* **What needs to be done**:
Collect every line that includes the string "chart".

* **Dataset extract**:
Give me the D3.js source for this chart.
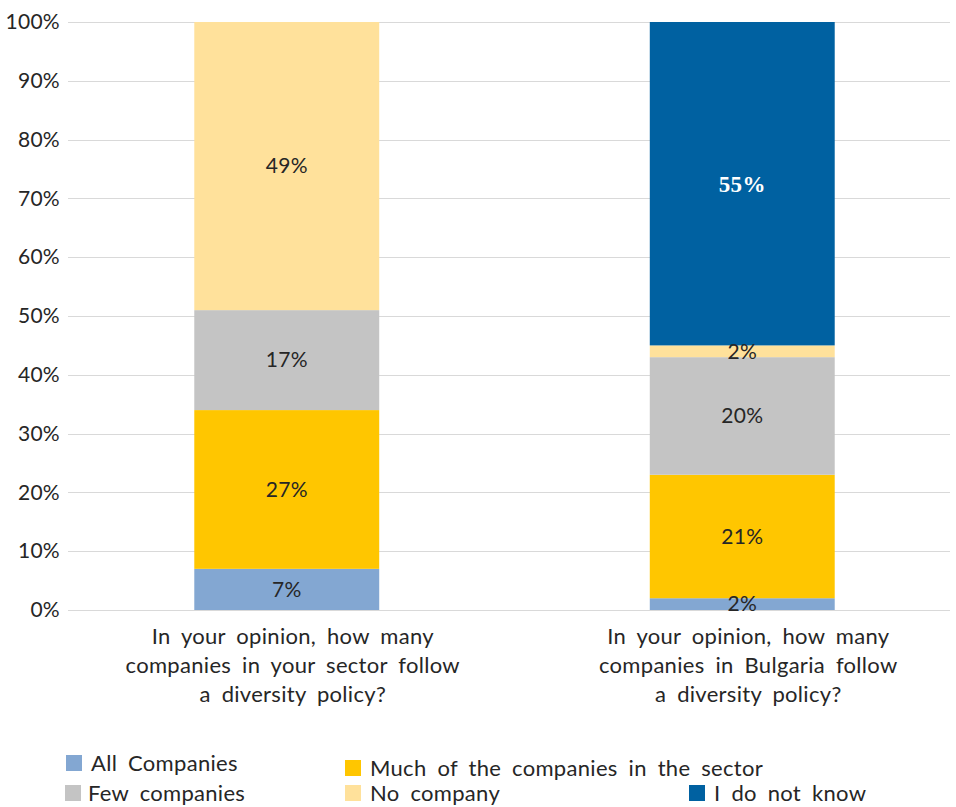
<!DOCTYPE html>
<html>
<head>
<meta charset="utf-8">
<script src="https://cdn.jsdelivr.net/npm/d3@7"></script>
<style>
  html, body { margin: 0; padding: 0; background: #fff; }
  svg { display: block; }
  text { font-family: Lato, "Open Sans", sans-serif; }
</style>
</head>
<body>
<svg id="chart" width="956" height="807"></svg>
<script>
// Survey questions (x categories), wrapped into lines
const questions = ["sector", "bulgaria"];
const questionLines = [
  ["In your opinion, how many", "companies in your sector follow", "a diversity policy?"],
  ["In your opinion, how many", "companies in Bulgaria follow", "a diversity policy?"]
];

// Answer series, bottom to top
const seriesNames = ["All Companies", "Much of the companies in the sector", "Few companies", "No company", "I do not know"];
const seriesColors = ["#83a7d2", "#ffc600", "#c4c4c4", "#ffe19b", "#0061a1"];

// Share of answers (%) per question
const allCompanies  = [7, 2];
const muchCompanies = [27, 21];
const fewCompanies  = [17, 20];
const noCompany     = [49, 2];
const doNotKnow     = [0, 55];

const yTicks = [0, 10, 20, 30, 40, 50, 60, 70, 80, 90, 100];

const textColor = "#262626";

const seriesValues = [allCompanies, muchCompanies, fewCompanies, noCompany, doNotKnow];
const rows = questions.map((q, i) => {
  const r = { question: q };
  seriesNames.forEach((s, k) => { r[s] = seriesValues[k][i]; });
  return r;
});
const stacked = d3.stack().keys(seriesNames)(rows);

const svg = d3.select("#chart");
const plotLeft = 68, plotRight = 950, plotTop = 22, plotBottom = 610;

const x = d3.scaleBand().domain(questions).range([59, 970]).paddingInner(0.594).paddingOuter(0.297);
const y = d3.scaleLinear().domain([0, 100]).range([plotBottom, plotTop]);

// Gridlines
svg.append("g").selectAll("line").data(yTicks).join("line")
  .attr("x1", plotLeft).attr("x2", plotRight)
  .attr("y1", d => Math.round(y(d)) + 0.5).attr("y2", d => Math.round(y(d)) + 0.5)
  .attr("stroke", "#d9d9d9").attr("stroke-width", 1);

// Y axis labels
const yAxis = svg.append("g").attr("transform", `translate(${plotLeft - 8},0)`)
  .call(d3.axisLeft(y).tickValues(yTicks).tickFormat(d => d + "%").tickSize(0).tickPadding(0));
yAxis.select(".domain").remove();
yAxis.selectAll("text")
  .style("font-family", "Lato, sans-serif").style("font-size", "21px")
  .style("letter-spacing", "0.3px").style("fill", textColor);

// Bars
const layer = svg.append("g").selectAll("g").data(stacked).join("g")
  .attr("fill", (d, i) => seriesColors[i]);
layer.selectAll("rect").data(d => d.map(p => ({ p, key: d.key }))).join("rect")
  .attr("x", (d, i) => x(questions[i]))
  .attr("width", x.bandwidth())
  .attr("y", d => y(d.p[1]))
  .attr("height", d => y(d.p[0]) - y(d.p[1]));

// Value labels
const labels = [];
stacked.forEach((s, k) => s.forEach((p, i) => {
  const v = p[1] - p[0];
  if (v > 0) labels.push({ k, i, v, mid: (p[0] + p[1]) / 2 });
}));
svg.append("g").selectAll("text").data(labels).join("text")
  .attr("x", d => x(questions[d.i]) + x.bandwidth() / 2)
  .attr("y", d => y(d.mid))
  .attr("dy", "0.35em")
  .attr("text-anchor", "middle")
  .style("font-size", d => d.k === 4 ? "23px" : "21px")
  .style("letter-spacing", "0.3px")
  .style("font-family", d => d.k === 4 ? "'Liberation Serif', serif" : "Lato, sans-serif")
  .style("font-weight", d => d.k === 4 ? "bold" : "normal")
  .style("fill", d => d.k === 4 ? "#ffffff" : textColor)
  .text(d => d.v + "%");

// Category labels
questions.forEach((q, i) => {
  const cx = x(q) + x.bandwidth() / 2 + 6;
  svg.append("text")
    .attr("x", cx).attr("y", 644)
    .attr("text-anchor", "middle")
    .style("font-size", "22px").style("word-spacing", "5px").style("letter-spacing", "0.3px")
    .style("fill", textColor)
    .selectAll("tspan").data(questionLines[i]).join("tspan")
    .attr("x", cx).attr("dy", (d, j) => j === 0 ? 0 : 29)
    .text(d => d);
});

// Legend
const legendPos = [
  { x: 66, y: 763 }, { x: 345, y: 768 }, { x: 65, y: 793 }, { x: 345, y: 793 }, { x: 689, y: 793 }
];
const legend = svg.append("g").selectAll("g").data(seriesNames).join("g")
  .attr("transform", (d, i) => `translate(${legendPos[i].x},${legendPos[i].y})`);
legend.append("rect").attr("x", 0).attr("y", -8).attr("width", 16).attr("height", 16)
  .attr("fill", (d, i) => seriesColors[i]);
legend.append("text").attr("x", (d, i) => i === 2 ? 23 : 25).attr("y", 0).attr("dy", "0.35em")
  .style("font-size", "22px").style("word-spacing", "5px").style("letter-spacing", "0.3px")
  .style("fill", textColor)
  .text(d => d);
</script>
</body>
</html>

* **Written solution**:
Give me the D3.js source for this chart.
<svg id="chart" width="956" height="807"></svg>
const svg = d3.select("#chart");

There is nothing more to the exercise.